PROVIDED ENTRIES:
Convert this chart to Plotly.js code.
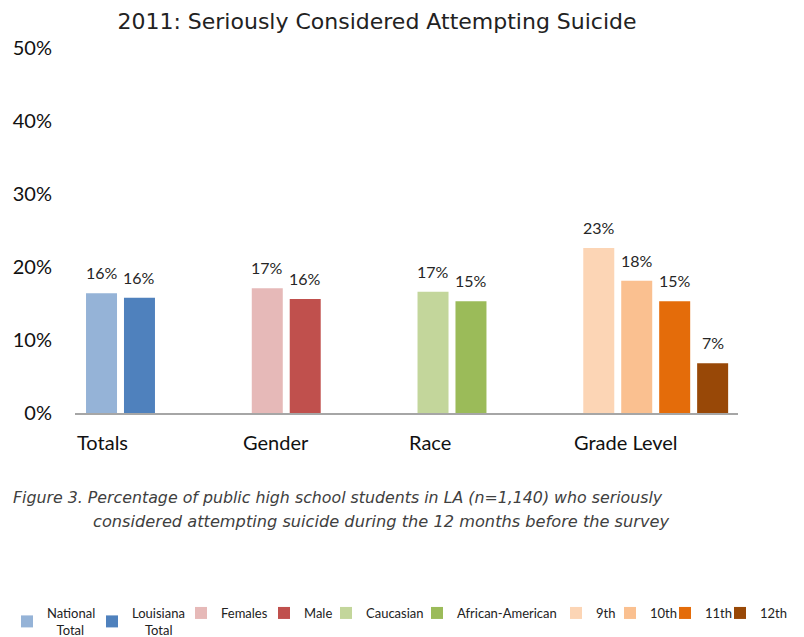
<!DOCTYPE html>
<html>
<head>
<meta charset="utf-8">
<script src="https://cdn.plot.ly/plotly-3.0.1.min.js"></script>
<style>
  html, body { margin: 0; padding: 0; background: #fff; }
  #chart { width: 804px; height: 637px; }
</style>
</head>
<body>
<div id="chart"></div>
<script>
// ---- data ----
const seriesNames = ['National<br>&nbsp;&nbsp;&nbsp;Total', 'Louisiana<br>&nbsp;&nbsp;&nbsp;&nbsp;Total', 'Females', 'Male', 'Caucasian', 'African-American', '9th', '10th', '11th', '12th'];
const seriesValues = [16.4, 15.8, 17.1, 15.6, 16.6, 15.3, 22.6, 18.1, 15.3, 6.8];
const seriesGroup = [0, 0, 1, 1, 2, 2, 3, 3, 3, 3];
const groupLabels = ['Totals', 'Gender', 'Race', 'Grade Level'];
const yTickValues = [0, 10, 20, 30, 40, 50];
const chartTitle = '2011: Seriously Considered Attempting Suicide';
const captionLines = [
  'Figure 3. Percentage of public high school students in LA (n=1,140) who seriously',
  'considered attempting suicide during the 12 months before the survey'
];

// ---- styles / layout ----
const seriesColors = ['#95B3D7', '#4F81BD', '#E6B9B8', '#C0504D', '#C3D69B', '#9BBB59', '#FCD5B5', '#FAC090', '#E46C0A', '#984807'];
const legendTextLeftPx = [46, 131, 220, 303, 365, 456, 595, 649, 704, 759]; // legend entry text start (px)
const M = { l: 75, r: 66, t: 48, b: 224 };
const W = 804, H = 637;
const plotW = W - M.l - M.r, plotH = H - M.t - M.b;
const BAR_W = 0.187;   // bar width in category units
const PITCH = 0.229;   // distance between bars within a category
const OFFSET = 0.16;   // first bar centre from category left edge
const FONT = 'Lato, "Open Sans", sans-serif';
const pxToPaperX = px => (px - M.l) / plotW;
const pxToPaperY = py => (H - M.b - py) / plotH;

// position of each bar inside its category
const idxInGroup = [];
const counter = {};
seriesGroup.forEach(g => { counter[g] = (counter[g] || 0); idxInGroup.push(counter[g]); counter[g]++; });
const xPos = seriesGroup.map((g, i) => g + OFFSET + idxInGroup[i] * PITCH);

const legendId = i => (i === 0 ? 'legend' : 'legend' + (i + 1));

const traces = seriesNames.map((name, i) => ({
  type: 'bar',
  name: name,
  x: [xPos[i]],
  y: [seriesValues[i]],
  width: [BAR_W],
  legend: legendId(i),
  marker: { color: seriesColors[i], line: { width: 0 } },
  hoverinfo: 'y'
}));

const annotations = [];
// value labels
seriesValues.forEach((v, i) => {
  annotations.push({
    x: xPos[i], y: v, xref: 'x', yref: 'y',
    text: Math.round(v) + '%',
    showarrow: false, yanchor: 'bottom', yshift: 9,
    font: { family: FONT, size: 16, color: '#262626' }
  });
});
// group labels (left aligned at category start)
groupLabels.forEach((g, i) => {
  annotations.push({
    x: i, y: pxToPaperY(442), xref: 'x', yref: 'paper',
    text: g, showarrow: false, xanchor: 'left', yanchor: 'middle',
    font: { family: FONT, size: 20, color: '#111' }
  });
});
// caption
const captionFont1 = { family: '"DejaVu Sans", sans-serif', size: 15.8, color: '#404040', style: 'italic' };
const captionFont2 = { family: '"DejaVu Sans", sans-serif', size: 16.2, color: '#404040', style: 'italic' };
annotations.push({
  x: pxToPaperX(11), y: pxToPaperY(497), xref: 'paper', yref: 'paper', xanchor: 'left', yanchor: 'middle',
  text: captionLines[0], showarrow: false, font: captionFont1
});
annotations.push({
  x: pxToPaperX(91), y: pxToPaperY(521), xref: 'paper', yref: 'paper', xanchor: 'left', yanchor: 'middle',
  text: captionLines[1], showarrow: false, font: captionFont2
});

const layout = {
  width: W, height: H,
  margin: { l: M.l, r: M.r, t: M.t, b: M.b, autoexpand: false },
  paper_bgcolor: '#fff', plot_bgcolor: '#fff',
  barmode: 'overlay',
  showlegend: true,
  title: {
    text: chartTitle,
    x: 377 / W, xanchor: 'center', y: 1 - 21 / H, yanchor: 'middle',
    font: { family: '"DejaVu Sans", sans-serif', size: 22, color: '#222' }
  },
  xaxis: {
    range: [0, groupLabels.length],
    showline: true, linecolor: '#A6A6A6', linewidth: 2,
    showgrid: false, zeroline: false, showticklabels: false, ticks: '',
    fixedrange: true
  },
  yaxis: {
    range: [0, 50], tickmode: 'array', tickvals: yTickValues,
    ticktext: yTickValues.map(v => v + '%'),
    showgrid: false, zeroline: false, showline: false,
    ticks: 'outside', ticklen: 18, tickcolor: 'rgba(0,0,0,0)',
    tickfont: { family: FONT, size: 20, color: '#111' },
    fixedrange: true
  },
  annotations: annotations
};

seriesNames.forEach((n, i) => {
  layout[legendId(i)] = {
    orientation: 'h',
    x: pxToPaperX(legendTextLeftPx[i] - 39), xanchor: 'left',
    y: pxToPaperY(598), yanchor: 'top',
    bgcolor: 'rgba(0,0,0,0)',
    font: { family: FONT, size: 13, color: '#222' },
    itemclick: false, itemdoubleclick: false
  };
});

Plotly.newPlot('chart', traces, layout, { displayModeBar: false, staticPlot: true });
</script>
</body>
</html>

...

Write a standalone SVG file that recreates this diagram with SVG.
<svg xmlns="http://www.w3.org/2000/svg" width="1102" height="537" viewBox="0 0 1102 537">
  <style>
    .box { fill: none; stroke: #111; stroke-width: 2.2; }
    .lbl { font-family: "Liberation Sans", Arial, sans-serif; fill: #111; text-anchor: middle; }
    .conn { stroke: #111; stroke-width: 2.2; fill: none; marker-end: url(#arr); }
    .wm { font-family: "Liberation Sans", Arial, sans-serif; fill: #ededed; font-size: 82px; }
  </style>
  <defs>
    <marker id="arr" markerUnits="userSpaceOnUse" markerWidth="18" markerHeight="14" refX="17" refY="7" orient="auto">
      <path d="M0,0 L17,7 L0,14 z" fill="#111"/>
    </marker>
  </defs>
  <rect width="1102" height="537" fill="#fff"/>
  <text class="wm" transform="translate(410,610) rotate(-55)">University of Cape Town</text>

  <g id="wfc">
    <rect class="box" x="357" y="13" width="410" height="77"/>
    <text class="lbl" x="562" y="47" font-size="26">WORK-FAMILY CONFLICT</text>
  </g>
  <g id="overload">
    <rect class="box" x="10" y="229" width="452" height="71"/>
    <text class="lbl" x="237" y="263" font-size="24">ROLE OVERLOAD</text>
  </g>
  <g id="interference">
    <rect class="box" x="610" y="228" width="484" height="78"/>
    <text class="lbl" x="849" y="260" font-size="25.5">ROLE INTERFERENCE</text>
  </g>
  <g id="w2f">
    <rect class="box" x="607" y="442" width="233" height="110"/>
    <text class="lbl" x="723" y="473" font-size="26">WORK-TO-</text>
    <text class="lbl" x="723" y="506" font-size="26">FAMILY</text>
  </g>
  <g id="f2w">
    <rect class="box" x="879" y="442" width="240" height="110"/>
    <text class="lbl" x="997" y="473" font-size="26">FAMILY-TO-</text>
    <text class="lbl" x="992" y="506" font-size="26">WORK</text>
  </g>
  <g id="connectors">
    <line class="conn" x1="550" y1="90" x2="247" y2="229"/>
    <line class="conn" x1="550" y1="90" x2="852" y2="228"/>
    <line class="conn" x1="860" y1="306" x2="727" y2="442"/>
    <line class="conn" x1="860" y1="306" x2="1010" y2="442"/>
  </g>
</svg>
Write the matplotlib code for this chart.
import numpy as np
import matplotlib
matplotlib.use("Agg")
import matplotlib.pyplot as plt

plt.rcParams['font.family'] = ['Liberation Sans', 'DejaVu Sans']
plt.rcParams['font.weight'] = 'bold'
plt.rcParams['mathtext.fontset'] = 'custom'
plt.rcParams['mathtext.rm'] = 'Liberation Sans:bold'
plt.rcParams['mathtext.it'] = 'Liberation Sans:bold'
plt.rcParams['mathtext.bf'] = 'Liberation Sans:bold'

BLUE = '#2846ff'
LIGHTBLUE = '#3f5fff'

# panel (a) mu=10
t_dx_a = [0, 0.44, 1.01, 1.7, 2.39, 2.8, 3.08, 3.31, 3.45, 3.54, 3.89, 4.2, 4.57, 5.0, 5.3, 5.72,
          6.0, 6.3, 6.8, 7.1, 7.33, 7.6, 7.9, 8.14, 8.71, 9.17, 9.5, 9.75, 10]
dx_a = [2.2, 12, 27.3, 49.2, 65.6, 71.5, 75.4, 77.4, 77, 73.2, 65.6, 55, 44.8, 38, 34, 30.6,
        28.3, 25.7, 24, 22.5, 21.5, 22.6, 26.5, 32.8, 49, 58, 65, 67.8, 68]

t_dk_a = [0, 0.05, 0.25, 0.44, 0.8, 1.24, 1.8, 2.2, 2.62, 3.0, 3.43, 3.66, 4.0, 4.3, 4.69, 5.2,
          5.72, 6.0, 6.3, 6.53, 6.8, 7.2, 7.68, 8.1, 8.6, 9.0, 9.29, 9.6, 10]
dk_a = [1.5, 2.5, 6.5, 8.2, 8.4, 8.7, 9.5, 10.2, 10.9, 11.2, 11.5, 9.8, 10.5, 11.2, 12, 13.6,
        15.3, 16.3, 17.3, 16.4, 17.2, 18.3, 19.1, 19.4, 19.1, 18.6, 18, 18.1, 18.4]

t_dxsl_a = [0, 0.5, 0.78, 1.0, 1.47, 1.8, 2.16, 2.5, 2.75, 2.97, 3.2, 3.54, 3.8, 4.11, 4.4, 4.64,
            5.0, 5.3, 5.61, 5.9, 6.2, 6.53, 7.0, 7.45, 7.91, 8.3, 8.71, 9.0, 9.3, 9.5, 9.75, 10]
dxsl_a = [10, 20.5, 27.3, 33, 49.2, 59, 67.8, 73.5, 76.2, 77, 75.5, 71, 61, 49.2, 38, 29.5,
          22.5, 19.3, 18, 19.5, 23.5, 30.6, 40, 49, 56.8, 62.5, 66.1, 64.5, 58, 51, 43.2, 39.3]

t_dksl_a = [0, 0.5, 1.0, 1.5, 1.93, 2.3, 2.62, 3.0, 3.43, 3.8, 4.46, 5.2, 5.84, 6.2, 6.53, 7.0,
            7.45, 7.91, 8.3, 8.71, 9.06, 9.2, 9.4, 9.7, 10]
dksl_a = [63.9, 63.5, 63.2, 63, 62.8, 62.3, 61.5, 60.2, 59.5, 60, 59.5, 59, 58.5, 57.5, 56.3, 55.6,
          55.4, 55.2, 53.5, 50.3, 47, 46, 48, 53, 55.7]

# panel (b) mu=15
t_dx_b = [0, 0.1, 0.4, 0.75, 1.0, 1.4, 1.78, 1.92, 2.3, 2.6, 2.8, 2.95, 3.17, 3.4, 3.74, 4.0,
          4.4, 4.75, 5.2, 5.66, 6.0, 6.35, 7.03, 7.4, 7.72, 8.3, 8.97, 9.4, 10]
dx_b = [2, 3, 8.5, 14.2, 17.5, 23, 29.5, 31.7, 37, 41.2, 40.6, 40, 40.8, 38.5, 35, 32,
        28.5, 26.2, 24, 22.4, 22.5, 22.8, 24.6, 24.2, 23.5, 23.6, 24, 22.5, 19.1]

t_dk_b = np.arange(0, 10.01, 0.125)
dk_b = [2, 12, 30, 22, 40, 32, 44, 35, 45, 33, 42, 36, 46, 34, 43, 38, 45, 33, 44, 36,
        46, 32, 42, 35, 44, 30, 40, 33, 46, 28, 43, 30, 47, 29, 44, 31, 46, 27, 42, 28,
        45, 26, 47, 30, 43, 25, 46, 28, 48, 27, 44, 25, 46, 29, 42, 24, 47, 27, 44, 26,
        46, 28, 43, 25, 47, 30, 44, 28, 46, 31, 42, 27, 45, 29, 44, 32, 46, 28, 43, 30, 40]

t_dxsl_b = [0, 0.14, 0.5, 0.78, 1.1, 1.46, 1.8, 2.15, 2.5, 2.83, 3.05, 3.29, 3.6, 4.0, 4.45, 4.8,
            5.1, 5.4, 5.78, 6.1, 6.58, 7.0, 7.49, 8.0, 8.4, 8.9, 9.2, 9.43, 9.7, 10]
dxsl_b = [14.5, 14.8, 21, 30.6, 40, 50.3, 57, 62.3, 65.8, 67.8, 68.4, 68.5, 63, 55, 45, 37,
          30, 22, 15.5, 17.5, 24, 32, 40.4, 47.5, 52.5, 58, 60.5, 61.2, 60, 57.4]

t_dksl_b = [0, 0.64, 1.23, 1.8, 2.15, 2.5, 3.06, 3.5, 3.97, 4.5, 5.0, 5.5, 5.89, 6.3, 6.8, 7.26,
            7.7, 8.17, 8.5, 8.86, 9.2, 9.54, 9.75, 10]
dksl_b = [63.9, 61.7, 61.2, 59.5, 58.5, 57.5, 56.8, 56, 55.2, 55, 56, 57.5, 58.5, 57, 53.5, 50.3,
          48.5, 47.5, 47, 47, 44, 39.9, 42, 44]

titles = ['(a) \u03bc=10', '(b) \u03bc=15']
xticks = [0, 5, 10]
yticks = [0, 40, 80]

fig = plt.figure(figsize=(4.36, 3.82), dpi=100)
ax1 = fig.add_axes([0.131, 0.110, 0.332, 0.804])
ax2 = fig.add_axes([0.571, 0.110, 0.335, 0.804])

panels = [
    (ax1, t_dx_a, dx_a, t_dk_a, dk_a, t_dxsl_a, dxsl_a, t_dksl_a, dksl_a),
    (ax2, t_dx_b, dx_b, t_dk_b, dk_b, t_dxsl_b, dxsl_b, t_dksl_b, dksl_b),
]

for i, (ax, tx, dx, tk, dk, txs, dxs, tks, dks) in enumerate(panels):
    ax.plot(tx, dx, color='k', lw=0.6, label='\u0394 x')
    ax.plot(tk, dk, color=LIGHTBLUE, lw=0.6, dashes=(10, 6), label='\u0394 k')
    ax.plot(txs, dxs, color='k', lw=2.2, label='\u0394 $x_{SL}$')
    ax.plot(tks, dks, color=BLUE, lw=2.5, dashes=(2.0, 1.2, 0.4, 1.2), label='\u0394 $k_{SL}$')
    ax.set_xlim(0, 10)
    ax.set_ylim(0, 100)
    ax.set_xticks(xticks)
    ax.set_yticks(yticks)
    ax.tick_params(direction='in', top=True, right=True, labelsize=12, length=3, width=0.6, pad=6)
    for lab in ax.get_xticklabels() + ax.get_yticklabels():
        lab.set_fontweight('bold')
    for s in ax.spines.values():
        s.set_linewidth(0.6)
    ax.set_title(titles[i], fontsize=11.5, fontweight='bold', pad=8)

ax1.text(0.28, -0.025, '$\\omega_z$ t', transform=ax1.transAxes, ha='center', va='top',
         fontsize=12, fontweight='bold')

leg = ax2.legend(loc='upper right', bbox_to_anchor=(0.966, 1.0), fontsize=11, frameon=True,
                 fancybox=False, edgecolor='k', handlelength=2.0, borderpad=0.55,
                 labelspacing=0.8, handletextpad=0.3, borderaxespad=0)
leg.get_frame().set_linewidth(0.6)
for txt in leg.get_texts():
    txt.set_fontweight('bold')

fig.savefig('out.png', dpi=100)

--

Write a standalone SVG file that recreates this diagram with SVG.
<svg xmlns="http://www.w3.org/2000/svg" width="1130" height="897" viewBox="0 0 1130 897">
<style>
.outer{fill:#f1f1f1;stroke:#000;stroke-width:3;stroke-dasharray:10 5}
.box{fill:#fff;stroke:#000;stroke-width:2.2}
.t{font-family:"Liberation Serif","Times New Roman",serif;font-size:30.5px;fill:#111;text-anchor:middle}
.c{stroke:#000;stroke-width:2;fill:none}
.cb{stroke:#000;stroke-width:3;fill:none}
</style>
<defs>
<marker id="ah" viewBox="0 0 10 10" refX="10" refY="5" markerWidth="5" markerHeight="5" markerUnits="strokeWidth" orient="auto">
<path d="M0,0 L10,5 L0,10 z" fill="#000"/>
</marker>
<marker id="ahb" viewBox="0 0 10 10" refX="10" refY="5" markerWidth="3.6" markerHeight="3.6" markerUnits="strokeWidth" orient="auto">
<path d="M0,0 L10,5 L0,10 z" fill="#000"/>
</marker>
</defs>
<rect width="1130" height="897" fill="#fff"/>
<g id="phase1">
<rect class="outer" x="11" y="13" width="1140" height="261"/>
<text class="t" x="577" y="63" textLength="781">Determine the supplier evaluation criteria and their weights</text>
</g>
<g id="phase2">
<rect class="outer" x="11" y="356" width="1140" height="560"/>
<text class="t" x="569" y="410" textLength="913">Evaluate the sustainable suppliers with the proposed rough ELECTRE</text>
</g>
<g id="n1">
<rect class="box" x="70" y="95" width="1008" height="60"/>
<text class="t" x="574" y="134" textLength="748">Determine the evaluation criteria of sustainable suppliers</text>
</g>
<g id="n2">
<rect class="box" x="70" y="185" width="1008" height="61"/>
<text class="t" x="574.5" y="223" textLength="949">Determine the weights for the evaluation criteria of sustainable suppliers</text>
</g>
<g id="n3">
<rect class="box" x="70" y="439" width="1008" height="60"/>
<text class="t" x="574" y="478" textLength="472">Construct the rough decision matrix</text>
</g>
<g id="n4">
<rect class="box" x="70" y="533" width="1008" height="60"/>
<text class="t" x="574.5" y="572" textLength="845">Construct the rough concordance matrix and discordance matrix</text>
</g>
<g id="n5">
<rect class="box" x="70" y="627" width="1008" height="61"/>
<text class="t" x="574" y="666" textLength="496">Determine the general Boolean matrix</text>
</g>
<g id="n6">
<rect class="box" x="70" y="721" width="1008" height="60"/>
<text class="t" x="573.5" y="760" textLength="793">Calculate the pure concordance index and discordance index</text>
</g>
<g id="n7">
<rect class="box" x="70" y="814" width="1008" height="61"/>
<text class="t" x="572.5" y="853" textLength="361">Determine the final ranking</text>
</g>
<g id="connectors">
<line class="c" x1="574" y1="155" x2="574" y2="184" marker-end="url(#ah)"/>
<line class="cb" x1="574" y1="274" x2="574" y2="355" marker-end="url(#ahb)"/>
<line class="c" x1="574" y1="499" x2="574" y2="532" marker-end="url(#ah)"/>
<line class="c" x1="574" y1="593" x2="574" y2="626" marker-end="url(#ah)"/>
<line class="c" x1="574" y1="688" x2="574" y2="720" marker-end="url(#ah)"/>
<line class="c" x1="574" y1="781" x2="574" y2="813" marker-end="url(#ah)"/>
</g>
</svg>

SET TASK: Keep the images out of the copy. Repeat word for word only the lines from the one containing "Convert this chart to Plotly.js code." through the one containing "const legendId = i", both ends included.

TASK SOLUTION:
Convert this chart to Plotly.js code.
<!DOCTYPE html>
<html>
<head>
<meta charset="utf-8">
<script src="https://cdn.plot.ly/plotly-3.0.1.min.js"></script>
<style>
  html, body { margin: 0; padding: 0; background: #fff; }
  #chart { width: 804px; height: 637px; }
</style>
</head>
<body>
<div id="chart"></div>
<script>
// ---- data ----
const seriesNames = ['National<br>&nbsp;&nbsp;&nbsp;Total', 'Louisiana<br>&nbsp;&nbsp;&nbsp;&nbsp;Total', 'Females', 'Male', 'Caucasian', 'African-American', '9th', '10th', '11th', '12th'];
const seriesValues = [16.4, 15.8, 17.1, 15.6, 16.6, 15.3, 22.6, 18.1, 15.3, 6.8];
const seriesGroup = [0, 0, 1, 1, 2, 2, 3, 3, 3, 3];
const groupLabels = ['Totals', 'Gender', 'Race', 'Grade Level'];
const yTickValues = [0, 10, 20, 30, 40, 50];
const chartTitle = '2011: Seriously Considered Attempting Suicide';
const captionLines = [
  'Figure 3. Percentage of public high school students in LA (n=1,140) who seriously',
  'considered attempting suicide during the 12 months before the survey'
];

// ---- styles / layout ----
const seriesColors = ['#95B3D7', '#4F81BD', '#E6B9B8', '#C0504D', '#C3D69B', '#9BBB59', '#FCD5B5', '#FAC090', '#E46C0A', '#984807'];
const legendTextLeftPx = [46, 131, 220, 303, 365, 456, 595, 649, 704, 759]; // legend entry text start (px)
const M = { l: 75, r: 66, t: 48, b: 224 };
const W = 804, H = 637;
const plotW = W - M.l - M.r, plotH = H - M.t - M.b;
const BAR_W = 0.187;   // bar width in category units
const PITCH = 0.229;   // distance between bars within a category
const OFFSET = 0.16;   // first bar centre from category left edge
const FONT = 'Lato, "Open Sans", sans-serif';
const pxToPaperX = px => (px - M.l) / plotW;
const pxToPaperY = py => (H - M.b - py) / plotH;

// position of each bar inside its category
const idxInGroup = [];
const counter = {};
seriesGroup.forEach(g => { counter[g] = (counter[g] || 0); idxInGroup.push(counter[g]); counter[g]++; });
const xPos = seriesGroup.map((g, i) => g + OFFSET + idxInGroup[i] * PITCH);

const legendId = i => (i === 0 ? 'legend' : 'legend' + (i + 1));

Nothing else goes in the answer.